Memahami secara instan pemikiran mereka tentu membingungkan, dan boleh jadi menimbulkan beragam interpretasi. Melalui buku Agama bukan Candu perspektif lain itu terlihat ketika penulis memahami makna agama yang digali dari 'teks-teks abstrak' Marx, misalnya. Pertama, agama menurut Marx dalam perspektif penulis adalah ajaran tentang menjadi ideal, dan ajaran itu niscaya hadir dalam masyarakat yang belum mencapai wujud idealnya atau dalam masa kegelapan. Kondisi ketidakidealan itulah yang menuntut suatu agama.

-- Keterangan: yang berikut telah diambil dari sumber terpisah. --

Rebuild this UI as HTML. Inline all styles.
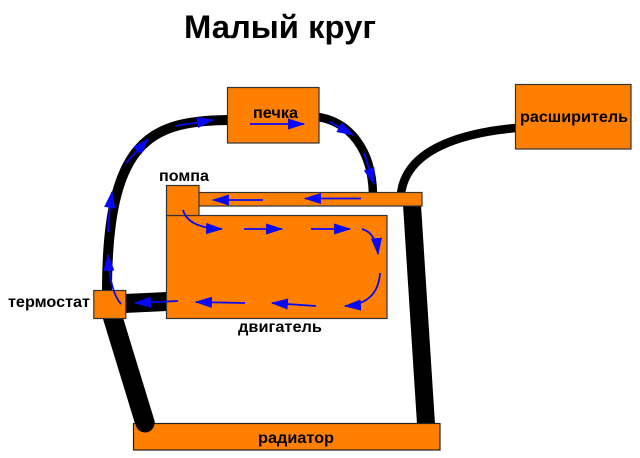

Kedua, agama hadir sebagai ajaran yang bersifat eksternal dalam diri manusia, entah dalam wujud nabi, kitab suci, ataupun para pemimpin keagamaan. Dan yang kedua ini, menurut penulis, mungkin kurang disepakati Marx karena Marx mencita-citakan sebuah kondisi sosiohistoris dengan setiap individu akan menemukan pencerahan diri sendiri.
Jadi, makna 'candu' yang dimaksud Marx bukanlah sebagai surga bayangan, surga yang tidak riil, surga tidak konkret, melainkan sebagai gambaran hakikat mengenai apakah agama itu. Agama adalah impian dan harapan akan kehidupan surgawi, namun kehidupan surgawi itu bukanlah surgawi di dunia ini, melainkan di sana. Akan tetapi, bila hidup terus-menerus mencandu, secara tak langsung telah melupakan dunia sekitar, dunia dalam bermasyarakat.

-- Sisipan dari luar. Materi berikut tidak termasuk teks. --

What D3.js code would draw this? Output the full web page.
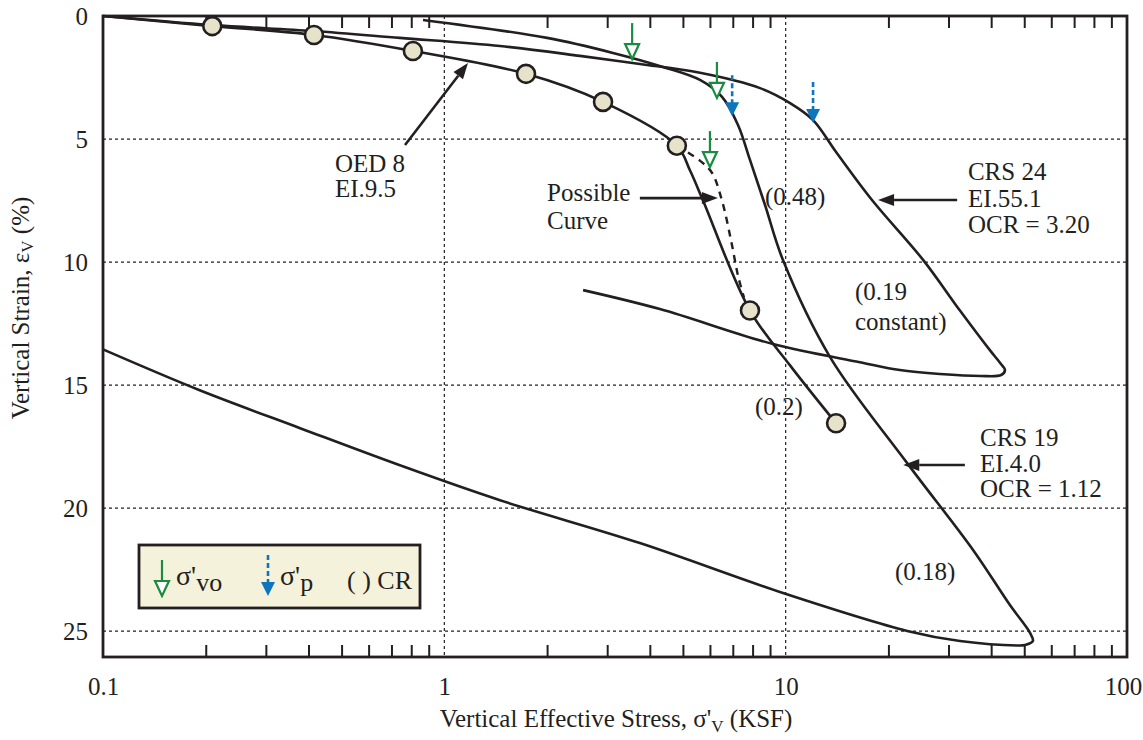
<!DOCTYPE html>
<html>
<head>
<meta charset="utf-8">
<script src="https://cdn.jsdelivr.net/npm/d3@7"></script>
</head>
<body style="margin:0; background:#fff">
<div id="viz"></div>
<script>
// stress (ksf), strain (%)
const oedPoints = [[0.209, 0.41], [0.415, 0.77], [0.809, 1.42], [1.735, 2.35], [2.917, 3.49], [4.80, 5.27], [7.86, 11.97], [14.05, 16.55]];
const oedLine = [[0.1, 0], [0.209, 0.41], [0.415, 0.77], [0.809, 1.42], [1.735, 2.35], [2.917, 3.49], [4.80, 5.27],
  [5.25, 6.29], [5.73, 7.51], [7.86, 11.97], [10.3, 14.2], [14.05, 16.55]];
const oedPossible = [[4.80, 5.27], [5.61, 5.88], [6.08, 6.37], [6.51, 7.51], [6.92, 9.13], [7.25, 10.55], [7.55, 11.44]];
const crs24 = [[0.1, 0], [0.21, 0.37], [0.412, 0.61], [0.741, 0.89], [1.456, 1.22], [2.497, 1.62], [3.74, 1.95],
  [5.61, 2.31], [8.41, 2.93], [10.3, 3.54], [12.03, 4.23], [14.05, 5.53], [17.9, 7.48], [25.3, 9.92], [32.4, 11.97],
  [39.7, 13.59], [42.5, 14.10], [43.9, 14.39], [42.8, 14.59], [37.2, 14.63], [28.3, 14.55], [21.6, 14.39], [16.5, 14.07],
  [9.18, 13.33], [4.28, 11.91], [2.55, 11.14]];
const crs19 = [[0.866, 0.16], [2.0, 0.89], [3.12, 1.50], [4.37, 2.07], [5.61, 2.60], [6.51, 3.29], [7.25, 4.43],
  [7.86, 5.85], [8.70, 7.68], [9.82, 9.92], [13.49, 13.86], [22.7, 18.17], [35.4, 21.70], [45.4, 23.94], [52.0, 25.07],
  [53.0, 25.40], [50.3, 25.56], [47.6, 25.58], [32.4, 25.40], [22.7, 24.99], [9.82, 23.45], [3.74, 21.42], [1.456, 19.68],
  [0.741, 18.26], [0.378, 16.75], [0.192, 15.21], [0.1, 13.55]];
const sigmaVo = [[3.55, 1.75], [6.29, 3.33], [6.00, 6.14]];
const sigmaP = [[6.97, 4.07], [12.03, 4.35]];
const xTickLabels = [0.1, 1, 10, 100];
const yTickLabels = [0, 5, 10, 15, 20, 25];
const minorTicks = [0.2, 0.3, 0.4, 0.5, 0.6, 0.7, 0.8, 0.9, 2, 3, 4, 5, 6, 7, 8, 9, 20, 30, 40, 50, 60, 70, 80, 90];
const xGrid = [1, 10];
const yGrid = [5, 10, 15, 20, 25];
const notes = [
  { at: [0.478, 6.34], lines: ["OED 8", "EI.9.5"], lh: 25 },
  { at: [2.0, 7.52], lines: ["Possible", "Curve"], lh: 28 },
  { at: [8.70, 7.68], lines: ["(0.48)"], lh: 26 },
  { at: [34.2, 6.67], lines: ["CRS 24", "EI.55.1", "OCR = 3.20"], lh: 26.5 },
  { at: [15.96, 11.54], lines: ["(0.19", "constant)"], lh: 30 },
  { at: [8.13, 16.22], lines: ["(0.2)"], lh: 26 },
  { at: [37.1, 17.48], lines: ["CRS 19", "EI.4.0", "OCR = 1.12"], lh: 25.5 },
  { at: [20.9, 22.93], lines: ["(0.18)"], lh: 26 }
];
const pointers = [
  [[0.767, 5.24], [1.173, 1.91]],
  [[3.74, 7.40], [6.33, 7.40]],
  [[31.8, 7.48], [18.65, 7.48]],
  [[33.5, 18.25], [22.1, 18.25]]
];

const width = 1143, height = 740;
const ink = "#231f20", green = "#1a8c3f", blue = "#0e74bc";
const font = "Liberation Serif";

const svg = d3.select("#viz").append("svg")
  .attr("width", width).attr("height", height);

const x = d3.scaleLog().domain([0.1, 100]).range([103, 1127]);
const y = d3.scaleLinear().domain([0, 26.05]).range([16, 657]);

// d3 axes put font attributes on their groups; drop them
const clean = g => {
  g.select(".domain").remove();
  g.attr("font-family", null).attr("font-size", null).attr("fill", null);
};

// grid
svg.append("g").selectAll("line").data(yGrid).enter().append("line")
  .attr("x1", x(0.1)).attr("x2", x(100)).attr("y1", d => y(d)).attr("y2", d => y(d))
  .attr("stroke", ink).attr("stroke-width", 1.2).attr("stroke-dasharray", "3,3");
svg.append("g").selectAll("line").data(xGrid).enter().append("line")
  .attr("x1", d => x(d)).attr("x2", d => x(d)).attr("y1", y(0)).attr("y2", y(26.05))
  .attr("stroke", ink).attr("stroke-width", 1.2).attr("stroke-dasharray", "3,3");

// minor ticks top and bottom
const tickStyle = g => {
  clean(g);
  g.selectAll("text").remove();
  g.selectAll(".tick line").attr("stroke", ink).attr("stroke-width", 2);
};
svg.append("g").attr("transform", `translate(0,${y(26.05)})`)
  .call(d3.axisBottom(x).tickValues(minorTicks).tickSize(-12).tickFormat(""))
  .call(tickStyle);
svg.append("g").attr("transform", `translate(0,${y(0)})`)
  .call(d3.axisTop(x).tickValues(minorTicks).tickSize(-12).tickFormat(""))
  .call(tickStyle);

// tick labels
const xl = svg.append("g").attr("transform", `translate(0,${y(26.05)})`)
  .call(d3.axisBottom(x).tickValues(xTickLabels).tickFormat(d3.format("~g")).tickSize(0).tickPadding(20))
  .call(clean);
xl.selectAll("text").attr("font-size", 25).attr("dx", d => d === 100 ? -4 : 0);

const yl = svg.append("g").attr("transform", `translate(${x(0.1)},0)`)
  .call(d3.axisLeft(y).tickValues(yTickLabels).tickSize(0).tickPadding(15))
  .call(clean);
yl.selectAll("text").attr("font-size", 25);

// curves
const line = d3.line().x(d => x(d[0])).y(d => y(d[1])).curve(d3.curveCatmullRom.alpha(0.5));
[crs24, crs19, oedLine].forEach(c => {
  svg.append("path").attr("d", line(c)).attr("fill", "none")
    .attr("stroke", ink).attr("stroke-width", 2.6);
});
svg.append("path").attr("d", line(oedPossible)).attr("fill", "none")
  .attr("stroke", ink).attr("stroke-width", 2.4).attr("stroke-dasharray", "7,6");

svg.append("g").selectAll("circle").data(oedPoints).enter().append("circle")
  .attr("cx", d => x(d[0])).attr("cy", d => y(d[1])).attr("r", 9)
  .attr("fill", "#e7e3cb").attr("stroke", ink).attr("stroke-width", 2.6);

// frame
svg.append("rect").attr("x", x(0.1)).attr("y", y(0))
  .attr("width", x(100) - x(0.1)).attr("height", y(26.05) - y(0))
  .attr("fill", "none").attr("stroke", ink).attr("stroke-width", 2.8);

// stress markers
function greenArrow(g, tx, ty) {
  g.append("line").attr("x1", tx).attr("x2", tx).attr("y1", ty - 36).attr("y2", ty - 14)
    .attr("stroke", green).attr("stroke-width", 2.2);
  g.append("path").attr("d", `M${tx - 7},${ty - 15} L${tx + 7},${ty - 15} L${tx},${ty} Z`)
    .attr("fill", "#fff").attr("stroke", green).attr("stroke-width", 2.2);
}
function blueArrow(g, tx, ty) {
  g.append("line").attr("x1", tx).attr("x2", tx).attr("y1", ty - 41).attr("y2", ty - 13)
    .attr("stroke", blue).attr("stroke-width", 2.6).attr("stroke-dasharray", "5,3");
  g.append("path").attr("d", `M${tx - 7},${ty - 14} L${tx + 7},${ty - 14} L${tx},${ty} Z`)
    .attr("fill", blue);
}
const marks = svg.append("g");
sigmaVo.forEach(d => greenArrow(marks, x(d[0]), y(d[1])));
sigmaP.forEach(d => blueArrow(marks, x(d[0]), y(d[1])));

// annotations
notes.forEach(n => {
  const t = svg.append("text").attr("x", x(n.at[0])).attr("y", y(n.at[1])).attr("font-size", 25);
  n.lines.forEach((s, i) => t.append("tspan").attr("x", x(n.at[0])).attr("dy", i ? n.lh : 0).text(s));
});
pointers.forEach(p => {
  const x1 = x(p[0][0]), y1 = y(p[0][1]), x2 = x(p[1][0]), y2 = y(p[1][1]);
  const a = Math.atan2(y2 - y1, x2 - x1), L = 16, W = 6;
  const bx = x2 - L * Math.cos(a), by = y2 - L * Math.sin(a);
  svg.append("line").attr("x1", x1).attr("y1", y1).attr("x2", bx).attr("y2", by)
    .attr("stroke", ink).attr("stroke-width", 2.6);
  svg.append("path")
    .attr("d", `M${x2},${y2} L${bx - W * Math.sin(a)},${by + W * Math.cos(a)} L${bx + W * Math.sin(a)},${by - W * Math.cos(a)} Z`)
    .attr("fill", ink);
});

// legend
const lg = svg.append("g").attr("transform", "translate(139,545)");
lg.append("rect").attr("width", 281).attr("height", 63)
  .attr("fill", "#f4f2db").attr("stroke", ink).attr("stroke-width", 2.8);
greenArrow(lg, 23, 51);
lg.append("text").attr("x", 37).attr("y", 40).attr("font-size", 28)
  .call(t => { t.append("tspan").text("σ'"); t.append("tspan").attr("dy", 6).attr("font-size", 26).text("vo"); });
blueArrow(lg, 129, 51);
lg.append("text").attr("x", 141).attr("y", 40).attr("font-size", 28)
  .call(t => { t.append("tspan").text("σ'"); t.append("tspan").attr("dy", 6).attr("font-size", 26).text("p"); });
lg.append("text").attr("x", 208).attr("y", 44).attr("font-size", 26).text("( ) CR");

// axis titles
svg.append("text").attr("x", 616).attr("y", 727).attr("text-anchor", "middle").attr("font-size", 25)
  .call(t => {
    t.append("tspan").text("Vertical Effective Stress, σ'");
    t.append("tspan").attr("dy", 5).attr("font-size", 17).text("V");
    t.append("tspan").attr("dy", -5).text(" (KSF)");
  });
svg.append("text").attr("transform", "translate(29,308) rotate(-90)").attr("text-anchor", "middle").attr("font-size", 25)
  .call(t => {
    t.append("tspan").text("Vertical Strain, ε");
    t.append("tspan").attr("dy", 4).attr("font-size", 17).text("V");
    t.append("tspan").attr("dy", -4).text(" (%)");
  });

svg.selectAll("text, tspan").attr("font-family", font).attr("fill", ink);
</script>
</body>
</html>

Kondisi riil yang ditemukan Marx, dan masih berlanjut sampai saat ini, adalah kondisi agama hanya menjadi milik sebagian orang, agama yang borjuis-kapitalistis, dan agama yang egosentris. Bayangkan saja ketika hak interpretasi agama hanya menjadi otoritas elite agamawan, ketika agama hanya menjadi milik 'orang baik-baik', dan ketika dakwah keagamaan menjadi komoditas.